The Defence Materials Technology Centre has selected three projects to progress under Round Two of the Medical Countermeasures Program.
Defence Industry Minister Christopher Pyne said more than 50 expressions of interest were received from across Australia, and that the three successful projects will share around $5 million worth of funding under the program.
“Flinders University, the Australian Respiratory & Sleep Medicine Institute and Adelaide-based SME Vaxine Pty Ltd will work collaboratively to advance the work on vaccines against Japanese encephalitis and related viruses,” Minister Pyne said.
“The University of Queensland will lead the development of magnetic nanotechnologies that will assist with the administration of anti-biotics by speeding up the diagnosis of microbial infections.
“Planet Innovation and research partners from CSIRO will partner on a project to further develop a deployable, point of care diagnostic system that can track outbreaks as they happen in real time, minimising the spread of disease.”
The project was part of Round One of the program, and is being extended under Round Two. The team have developed a novel POC device with a high-performance test cartridge to allow testing for a panel of infectious disease agents.

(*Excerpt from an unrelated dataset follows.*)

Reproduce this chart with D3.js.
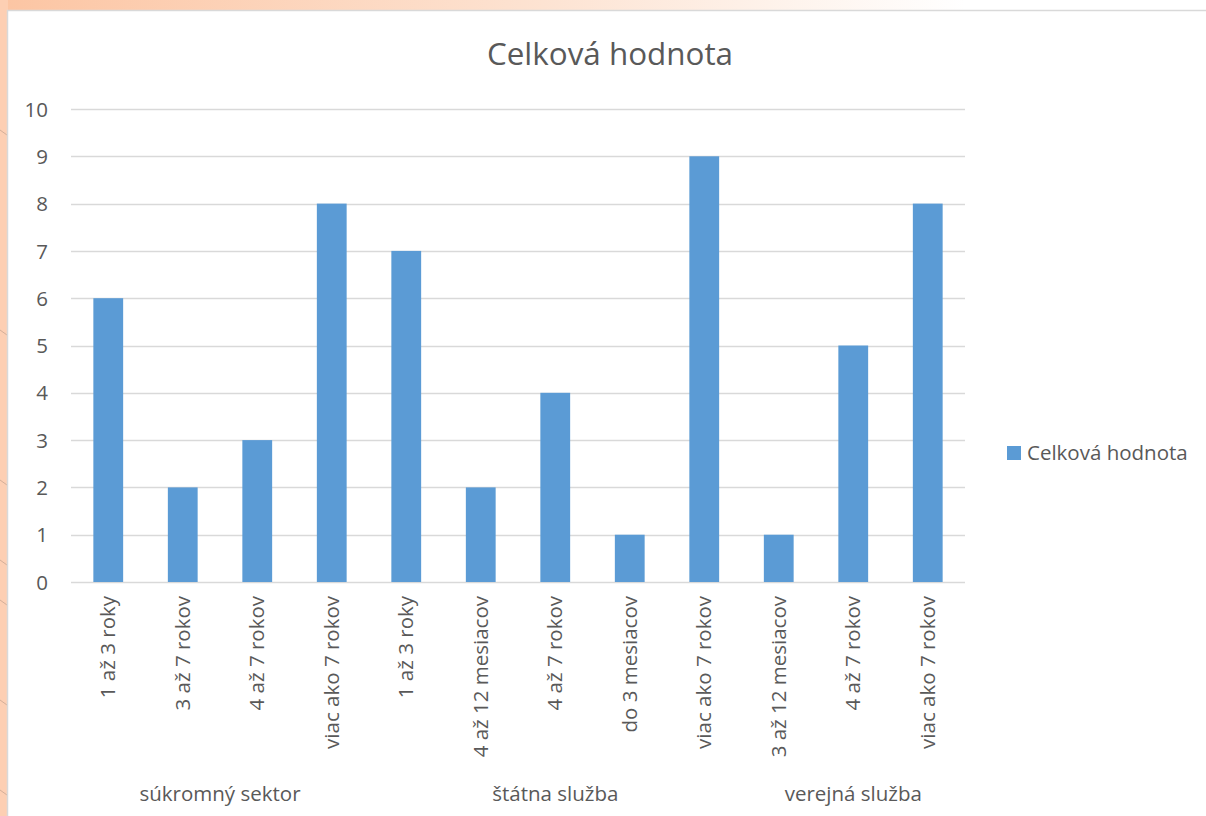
<!DOCTYPE html>
<html><head><meta charset="utf-8">
<script src="https://cdn.jsdelivr.net/npm/d3@7/dist/d3.min.js"></script>
<style>body{margin:0;background:#fff;}svg{display:block;}</style>
</head><body>
<script>
const title = "Celková hodnota";
const seriesName = "Celková hodnota";
const groups = ["súkromný sektor", "štátna služba", "verejná služba"];
const categories = ["1 až 3 roky","3 až 7 rokov","4 až 7 rokov","viac ako 7 rokov",
  "1 až 3 roky","4 až 12 mesiacov","4 až 7 rokov","do 3 mesiacov","viac ako 7 rokov",
  "3 až 12 mesiacov","4 až 7 rokov","viac ako 7 rokov"];
const categoryGroup = [0,0,0,0,1,1,1,1,1,2,2,2];
const values = [6,2,3,8,7,2,4,1,9,1,5,8];
const yTicks = [0,1,2,3,4,5,6,7,8,9,10];

const W = 1206, H = 816;
const font = "'Open Sans', Lato, sans-serif";
const txt = "#595959";
const fs = 20.5;
const svg = d3.select("body").append("svg").attr("width", W).attr("height", H);

// background frame
const defs = svg.append("defs");
const lg = defs.append("linearGradient").attr("id","topg").attr("x1","0").attr("x2","1").attr("y1","0").attr("y2","0");
lg.append("stop").attr("offset","0").attr("stop-color","#fcc5a3");
lg.append("stop").attr("offset","0.45").attr("stop-color","#fde3d2");
lg.append("stop").attr("offset","0.8").attr("stop-color","#ffffff");
svg.append("rect").attr("x",0).attr("y",0).attr("width",W).attr("height",H).attr("fill","#ffffff");
svg.append("rect").attr("x",0).attr("y",0).attr("width",W).attr("height",11).attr("fill","url(#topg)");
svg.append("rect").attr("x",0).attr("y",0).attr("width",8).attr("height",H).attr("fill","#fdcfb3");
const deco = [130, 330, 480, 560, 600, 700, 790];
svg.selectAll("line.deco").data(deco).enter().append("line")
  .attr("x1",0).attr("x2",7).attr("y1",d=>d).attr("y2",d=>d+5)
  .attr("stroke","#b99a88").attr("stroke-width",1).attr("opacity",0.6);
svg.append("rect").attr("x",7.5).attr("y",10.5).attr("width",W).attr("height",H)
  .attr("fill","#ffffff").attr("stroke","#d9d9d9").attr("stroke-width",1.5);

// scales
const x = d3.scaleBand().domain(d3.range(categories.length)).range([71,965]).paddingInner(0.6).paddingOuter(0.3);
const y = d3.scaleLinear().domain([0,10]).range([582,109]);

// gridlines
svg.append("g").selectAll("line").data(yTicks).enter().append("line")
  .attr("x1",71).attr("x2",965).attr("y1",d=>Math.round(y(d))+0.5).attr("y2",d=>Math.round(y(d))+0.5)
  .attr("stroke","#d9d9d9").attr("stroke-width",1.3);

// y axis labels
const yAxis = d3.axisLeft(y).tickValues(yTicks).tickSize(0).tickPadding(0);
const ga = svg.append("g").attr("transform","translate(48,0)").call(yAxis);
ga.select(".domain").remove();
ga.selectAll("text").attr("font-family",font).attr("font-size",fs).attr("fill",txt).attr("dy","0.35em");

// bars
svg.append("g").selectAll("rect").data(values).enter().append("rect")
  .attr("x",(d,i)=>x(i)).attr("width",x.bandwidth())
  .attr("y",d=>y(d)).attr("height",d=>y(0)-y(d))
  .attr("fill","#5b9bd5");

// category labels
svg.append("g").selectAll("text").data(categories).enter().append("text")
  .attr("transform",(d,i)=>`translate(${x(i)+x.bandwidth()/2},596) rotate(-90)`)
  .attr("text-anchor","end").attr("dy","0.35em")
  .attr("font-family",font).attr("font-size",fs).attr("fill",txt).text(d=>d);

// group labels
svg.append("g").selectAll("text").data(groups).enter().append("text")
  .attr("x",(g,gi)=>{
    const idx = d3.range(categories.length).filter(i=>categoryGroup[i]===gi);
    return (x(idx[0]) - x.step()*x.paddingInner()/2 + x(idx[idx.length-1]) + x.bandwidth() + x.step()*x.paddingInner()/2)/2;
  })
  .attr("y",801).attr("text-anchor","middle")
  .attr("font-family",font).attr("font-size",fs).attr("fill",txt).text(d=>d);

// title
svg.append("text").attr("x",610).attr("y",65).attr("text-anchor","middle")
  .attr("font-family",font).attr("font-size",31.4).attr("fill",txt).text(title);

// legend
svg.append("rect").attr("x",1007).attr("y",446).attr("width",14).attr("height",14).attr("fill","#5b9bd5");
svg.append("text").attr("x",1027).attr("y",460)
  .attr("font-family",font).attr("font-size",fs).attr("fill",txt).text(seriesName);
</script>
</body></html>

This phase of the project is expected to add significantly to the POC device already in development, increasing its impact in both military and civilian applications.
Minister Pyne said the projects received technical expertise and support from industry and research partners as part of the program.
“That in itself is a great reflection of the dual purpose of the DMTC – to enhance Defence capabilities but to also to strengthen the industrial sector supporting Defence.”
He added the projects are a step forward in reducing Australia’s reliance on imported medical countermeasures products.
Medical countermeasures are an important sovereign capability for military or civilian personnel in a range of scenarios including biological warfare or chemical attacks, as well as the potential spread of global infectious disease pandemics.
This round of projects has been supported by funding from CSIRO and DST Group through the Next Generation Technologies Fund.